When it was released four months ago, the report was vigorously condemned across the political spectrum. The Obama administration’s Special Envoy for Middle East Peace, George Mitchell, called it “one-sided and deeply flawed.” United Nations ambassador Susan Rice called it “unbalanced, one-sided and basically unacceptable.” The State Department expressed “very serious concerns” with the way the investigation was conducted and the conclusions it reached. The ranking Republican on the House Foreign Affairs Committee declared: “In addition to its endemic anti-Israel bias, the Goldstone Report contains ominous implications for the future right of the U.S., Israel and other sovereign democracies to defend themselves.”
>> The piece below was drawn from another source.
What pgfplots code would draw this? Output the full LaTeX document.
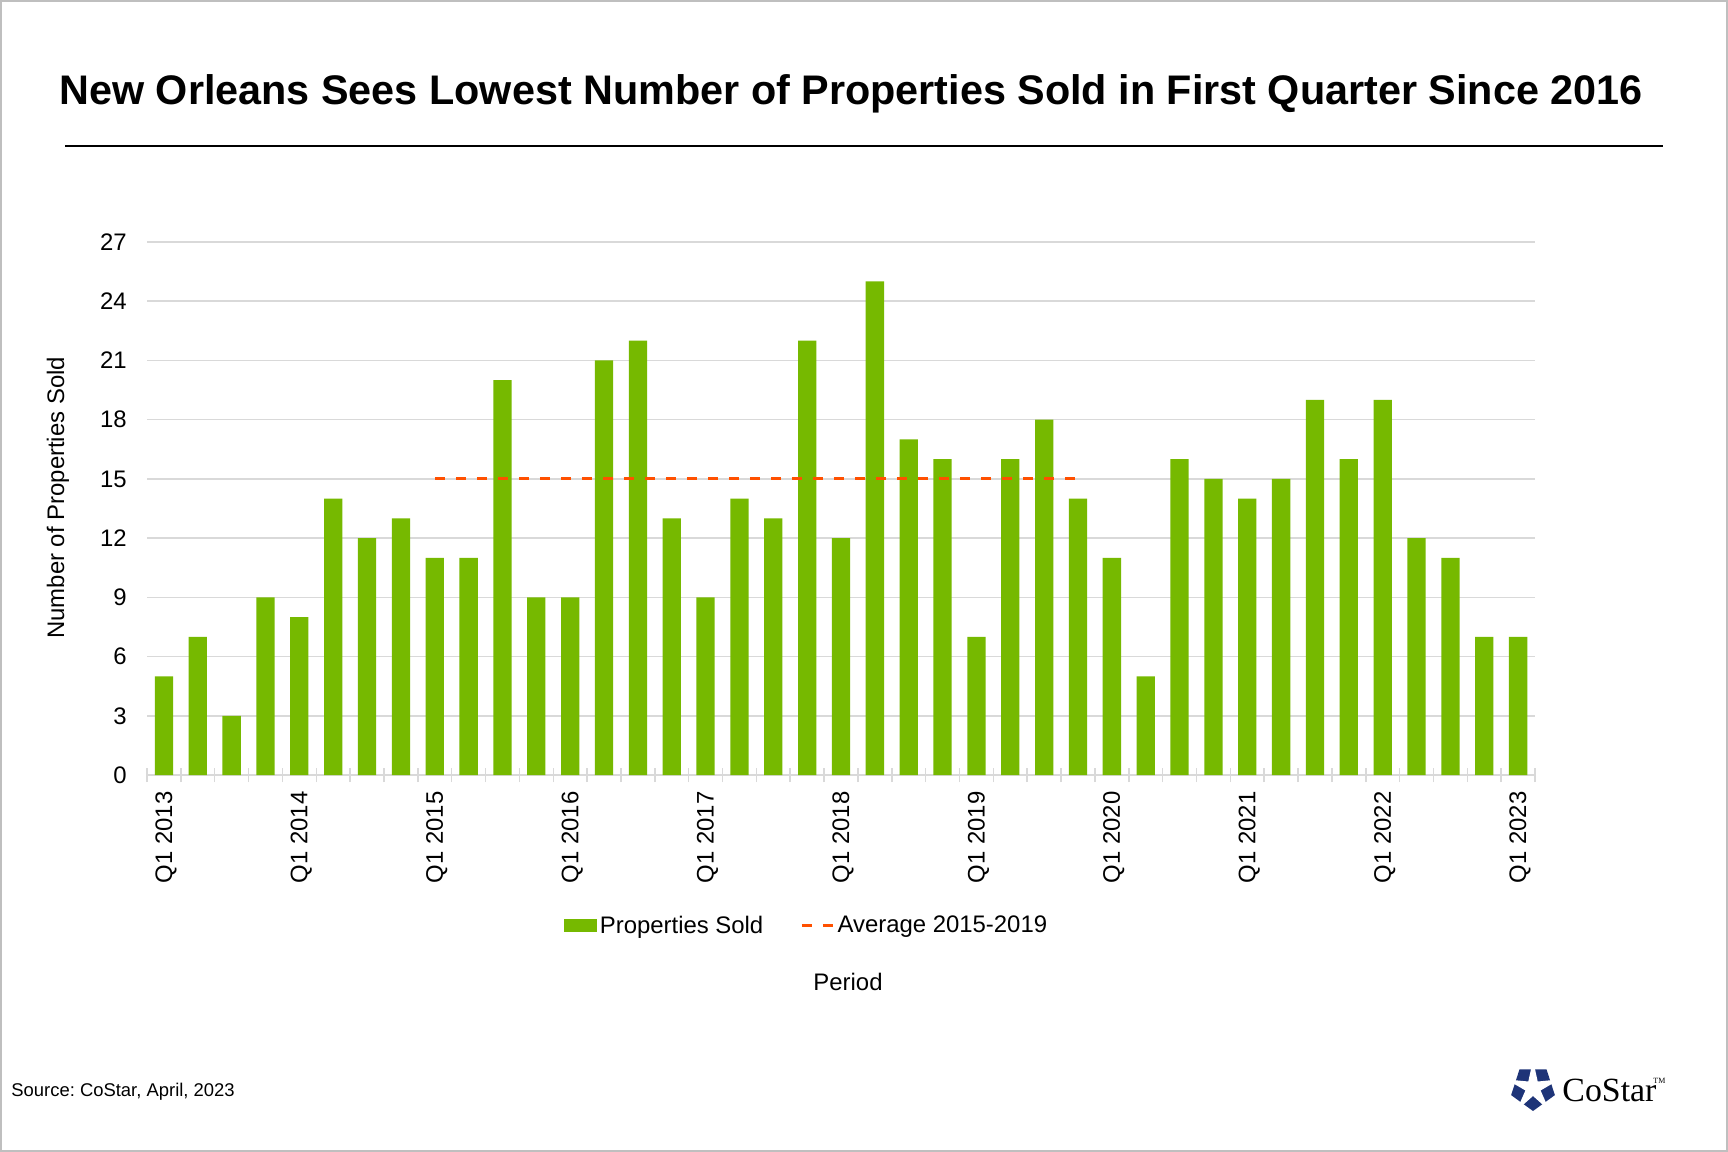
\documentclass[border=0pt]{standalone}
\usepackage{fontspec}
\setmainfont{Liberation Sans}
\newfontfamily\seriffont{Liberation Serif}
\usepackage{pgfplots}
\pgfplotsset{compat=1.18}
\frenchspacing
\definecolor{bargreen}{RGB}{118,185,0}
\definecolor{avgred}{RGB}{255,80,0}
\definecolor{gridgray}{RGB}{217,217,217}
\definecolor{framegray}{RGB}{191,191,191}
\definecolor{logoblue}{RGB}{30,52,120}
\begin{document}
\begin{tikzpicture}
\begin{scope}[x=0.5bp,y=-0.5bp]
\useasboundingbox (0,0) rectangle (1728,1152);
\fill[white] (0,0) rectangle (1728,1152);
\draw[framegray, line width=1bp] (1,1) rectangle (1727,1151);
\node[font=\bfseries\fontsize{20.75}{24}\selectfont, anchor=center, inner sep=0pt] at (851,94) {New Orleans Sees Lowest Number of Properties Sold in First Quarter Since 2016};
\draw[black, line width=1.2bp] (65,146) -- (1663,146);
\node[font=\fontsize{12}{14}\selectfont, inner sep=0pt] at (848,982) {Period};
\node[font=\fontsize{9.25}{11}\selectfont, anchor=west, inner sep=0pt] at (11,1092) {Source: CoStar, April, 2023};
% logo
\begin{scope}[shift={(1533,1088)}]
\fill[logoblue] (90:23) -- (162:23) -- (234:23) -- (306:23) -- (18:23) -- cycle;
\fill[white] (54:28) -- (90:8) -- (126:28) -- (162:8) -- (198:28) -- (234:8) -- (270:28) -- (306:8) -- (342:28) -- (18:8) -- cycle;
\end{scope}
\node[font=\seriffont\fontsize{17}{17}\selectfont, anchor=west, inner sep=0pt] at (1562,1090) {CoStar};
\node[font=\seriffont\fontsize{4}{4}\selectfont, anchor=west, inner sep=0pt] at (1653,1081) {TM};
\end{scope}
\begin{axis}[
  at={(73.5bp,-387.5bp)}, anchor=south west,
  scale only axis, width=694bp, height=266.5bp,
  xmin=-0.5, xmax=40.5, ymin=0, ymax=27,
  ytick={0,3,...,27},
  ymajorgrids, grid style={gridgray, line width=0.75bp},
  axis lines*=left,
  y axis line style={draw=none},
  x axis line style={gridgray, line width=0.75bp},
  ytick style={draw=none},
  tick align=inside,
  xtick={0,...,40},
  xticklabels={Q1 2013,,,,Q1 2014,,,,Q1 2015,,,,Q1 2016,,,,Q1 2017,,,,Q1 2018,,,,Q1 2019,,,,Q1 2020,,,,Q1 2021,,,,Q1 2022,,,,Q1 2023},
  major tick length=2bp,
  minor xtick={-0.5,0.5,...,40.5},
  minor tick length=7bp,
  x tick style={gridgray, line width=0.75bp},
  minor x tick style={yshift=-3.5bp},
  ticklabel style={font=\fontsize{12}{14}\selectfont},
  /pgf/number format/assume math mode=true,
  xticklabel style={xshift=1bp, rotate=90, anchor=east, inner sep=0pt},
  xticklabel shift=8bp,
  yticklabel style={anchor=east, inner sep=0pt},
  yticklabel shift=10bp,
  ylabel={Number of Properties Sold},
  ylabel style={at={(axis description cs:-0.0641,0.52)}, anchor=center, font=\fontsize{12}{14}\selectfont},
  legend columns=2,
  legend style={at={(axis description cs:0.4755,-0.283)}, anchor=center, draw=none, fill=none,
    font=\fontsize{12}{14}\selectfont, inner xsep=0pt,
    /tikz/every even column/.append style={column sep=17bp},
    nodes={inner xsep=1.5bp}},
]
\addplot[ybar, bar width=0.54, fill=bargreen, draw=none,
  legend image code/.code={\fill[bargreen] (0bp,-3.2bp) rectangle (16.5bp,3.2bp);}]
coordinates {
(0,5) (1,7) (2,3) (3,9) (4,8) (5,14) (6,12) (7,13) (8,11) (9,11)
(10,20) (11,9) (12,9) (13,21) (14,22) (15,13) (16,9) (17,14) (18,13) (19,22)
(20,12) (21,25) (22,17) (23,16) (24,7) (25,16) (26,18) (27,14) (28,11) (29,5)
(30,16) (31,15) (32,14) (33,15) (34,19) (35,16) (36,19) (37,12) (38,11) (39,7)
(40,7)
};
\addlegendentry{Properties Sold}
\addplot[avgred, line width=1.6bp, dash pattern=on 5bp off 5.5bp, mark=none,
  legend image code/.code={\draw[avgred, line width=1.6bp, dash pattern=on 5bp off 5.5bp] (0bp,0bp) -- (15.5bp,0bp);}]
coordinates {(8,15) (27,15)};
\addlegendentry{Average 2015-2019}
\end{axis}
\end{tikzpicture}
\end{document}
The Wall Street Journal condemned the Goldstone Report as “a new low” for the United Nations while the Economist called it “deeply flawed” and “a thimbleful of poison.” The Washington Post editorialized that the Goldstone Report made a “mockery of impartiality” (“War Unchecked,” Nov. 15). The Post also noted that the Report concluded, “on scant evidence, that ‘disproportionate destruction and violence against civilians were part of a deliberate policy’ by Israel [while] at the same time, it pronounced itself unable to confirm that Hamas hid its fighters among civilians, used human shields, fired mortars and rockets from outside schools, stored weapons in mosques, and used a hospital for its headquarters, despite abundant available evidence.” Even B’Tselem, the left-wing Israeli human rights organization, denounced Goldstone’s claims of Israeli targeting of civilians.

We could go on, but it is unnecessary: The Goldstone Report is viewed as neither legitimate nor scrupulous by serious scholars, lawyers, politicians or activists.

It is thus astonishing that Yale would attempt to legitimize Goldstone by awarding him the Walker Lecture — an honor that has been bestowed on George Mitchell, Madeleine Albright and David Lange — and thereby take sides in a bitter controversy. The Goldstone Report is held in such poor esteem that not even the good name of Yale University can rescue it. Instead, Yale’s reputation will be tarnished in its attempt to laud and legitimize such a discredited figure.

We believe that Justice Goldstone should come to Yale. But if he is to make an officially sanctioned appearance on campus, it should be in a forum befitting the man and his work: a debate in which his alleged judicial impartiality can be challenged — not a coronation that seeks to sanitize his work and shield him from much-deserved criticism.

Noah Pollak and Adam Yoffie are, respectively, second-year students in the Graduate Program in International Relations and the Law School.